### YOUR TASK:
Copy each line exactly. Drop every picture.

* * * * *

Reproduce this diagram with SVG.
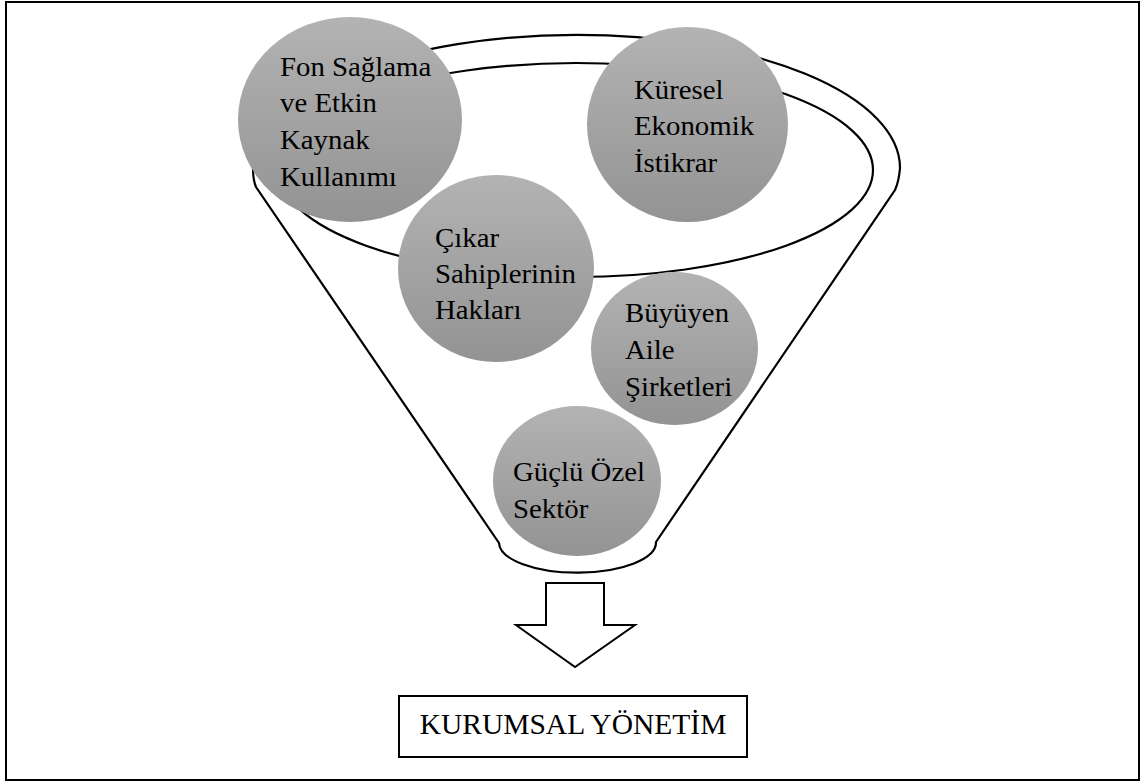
<svg xmlns="http://www.w3.org/2000/svg" width="1140" height="782" viewBox="0 0 1140 782">
  <defs>
    <linearGradient id="g" x1="0" y1="0" x2="0" y2="1">
      <stop offset="0" stop-color="#b3b3b3"/>
      <stop offset="1" stop-color="#939393"/>
    </linearGradient>
  </defs>
  <style>
    .ln { fill: none; stroke: #000; stroke-width: 2.2; }
    .node { fill: url(#g); stroke: none; }
    .t { font-family: "Liberation Serif", "Times New Roman", serif; font-size: 26.7px; fill: #000; }
    .bt { font-family: "Liberation Serif", "Times New Roman", serif; font-size: 29.5px; fill: #000; }
  </style>
  <rect x="0" y="0" width="1140" height="782" fill="#fff"/>
  <rect x="6" y="2" width="1133" height="778" fill="none" stroke="#000" stroke-width="2"/>

  <g id="connectors">
    <path id="funnel" class="ln" d="M253,168 A323,133 0 0 1 900,168 Q899,181 895,190 L656,542 A78,30 0 0 1 499,543 L256,187 Q253,180 253,168 Z"/>
    <ellipse id="rim" class="ln" cx="576" cy="170" rx="297" ry="107"/>
    <path id="arrow" d="M546,583 L604,583 L604,625 L635,625 L575,667 L516,625 L546,625 Z" fill="#fff" stroke="#000" stroke-width="2"/>
  </g>

  <g id="node-fon">
    <ellipse class="node" cx="350" cy="119.5" rx="112" ry="102.5"/>
    <text class="t" transform="translate(280 76) scale(1.08 1)"><tspan x="0" y="0">Fon Sağlama</tspan><tspan x="0" y="36.5">ve Etkin</tspan><tspan x="0" y="73">Kaynak</tspan><tspan x="0" y="109.7">Kullanımı</tspan></text>
  </g>
  <g id="node-kuresel">
    <ellipse class="node" cx="687.5" cy="124.5" rx="100.5" ry="97.5"/>
    <text class="t" transform="translate(634 99) scale(1.08 1)"><tspan x="0" y="0">Küresel</tspan><tspan x="0" y="36.5">Ekonomik</tspan><tspan x="0" y="73">İstikrar</tspan></text>
  </g>
  <g id="node-cikar">
    <ellipse class="node" cx="496" cy="268.5" rx="98" ry="93.5"/>
    <text class="t" transform="translate(435 247) scale(1.08 1)"><tspan x="0" y="0">Çıkar</tspan><tspan x="0" y="36">Sahiplerinin</tspan><tspan x="0" y="72">Hakları</tspan></text>
  </g>
  <g id="node-buyuyen">
    <ellipse class="node" cx="674.5" cy="348.5" rx="83.5" ry="76.5"/>
    <text class="t" transform="translate(625 322) scale(1.08 1)"><tspan x="0" y="0">Büyüyen</tspan><tspan x="0" y="37">Aile</tspan><tspan x="0" y="74">Şirketleri</tspan></text>
  </g>
  <g id="node-guclu">
    <ellipse class="node" cx="577" cy="481" rx="84" ry="75"/>
    <text class="t" transform="translate(513 481) scale(1.08 1)"><tspan x="0" y="0">Güçlü Özel</tspan><tspan x="0" y="37">Sektör</tspan></text>
  </g>
  <g id="node-kurumsal">
    <rect x="399" y="696" width="348" height="61" fill="#fff" stroke="#000" stroke-width="2"/>
    <text class="bt" x="573" y="734" text-anchor="middle">KURUMSAL YÖNETİM</text>
  </g>
</svg>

* * * * *

### THE RESULT:
Reproduce this diagram with SVG.
<svg xmlns="http://www.w3.org/2000/svg" width="1140" height="782" viewBox="0 0 1140 782">
  <defs>
    <linearGradient id="g" x1="0" y1="0" x2="0" y2="1">
      <stop offset="0" stop-color="#b3b3b3"/>
      <stop offset="1" stop-color="#939393"/>
    </linearGradient>
  </defs>
  <style>
    .ln { fill: none; stroke: #000; stroke-width: 2.2; }
    .node { fill: url(#g); stroke: none; }
    .t { font-family: "Liberation Serif", "Times New Roman", serif; font-size: 26.7px; fill: #000; }
    .bt { font-family: "Liberation Serif", "Times New Roman", serif; font-size: 29.5px; fill: #000; }
  </style>
  <rect x="0" y="0" width="1140" height="782" fill="#fff"/>
  <rect x="6" y="2" width="1133" height="778" fill="none" stroke="#000" stroke-width="2"/>

  <g id="connectors">
    <path id="funnel" class="ln" d="M253,168 A323,133 0 0 1 900,168 Q899,181 895,190 L656,542 A78,30 0 0 1 499,543 L256,187 Q253,180 253,168 Z"/>
    <ellipse id="rim" class="ln" cx="576" cy="170" rx="297" ry="107"/>
    <path id="arrow" d="M546,583 L604,583 L604,625 L635,625 L575,667 L516,625 L546,625 Z" fill="#fff" stroke="#000" stroke-width="2"/>
  </g>

  <g id="node-fon">
    <ellipse class="node" cx="350" cy="119.5" rx="112" ry="102.5"/>
    <text class="t" transform="translate(280 76) scale(1.08 1)"><tspan x="0" y="0">Fon Sağlama</tspan><tspan x="0" y="36.5">ve Etkin</tspan><tspan x="0" y="73">Kaynak</tspan><tspan x="0" y="109.7">Kullanımı</tspan></text>
  </g>
  <g id="node-kuresel">
    <ellipse class="node" cx="687.5" cy="124.5" rx="100.5" ry="97.5"/>
    <text class="t" transform="translate(634 99) scale(1.08 1)"><tspan x="0" y="0">Küresel</tspan><tspan x="0" y="36.5">Ekonomik</tspan><tspan x="0" y="73">İstikrar</tspan></text>
  </g>
  <g id="node-cikar">
    <ellipse class="node" cx="496" cy="268.5" rx="98" ry="93.5"/>
    <text class="t" transform="translate(435 247) scale(1.08 1)"><tspan x="0" y="0">Çıkar</tspan><tspan x="0" y="36">Sahiplerinin</tspan><tspan x="0" y="72">Hakları</tspan></text>
  </g>
  <g id="node-buyuyen">
    <ellipse class="node" cx="674.5" cy="348.5" rx="83.5" ry="76.5"/>
    <text class="t" transform="translate(625 322) scale(1.08 1)"><tspan x="0" y="0">Büyüyen</tspan><tspan x="0" y="37">Aile</tspan><tspan x="0" y="74">Şirketleri</tspan></text>
  </g>
  <g id="node-guclu">
    <ellipse class="node" cx="577" cy="481" rx="84" ry="75"/>
    <text class="t" transform="translate(513 481) scale(1.08 1)"><tspan x="0" y="0">Güçlü Özel</tspan><tspan x="0" y="37">Sektör</tspan></text>
  </g>
  <g id="node-kurumsal">
    <rect x="399" y="696" width="348" height="61" fill="#fff" stroke="#000" stroke-width="2"/>
    <text class="bt" x="573" y="734" text-anchor="middle">KURUMSAL YÖNETİM</text>
  </g>
</svg>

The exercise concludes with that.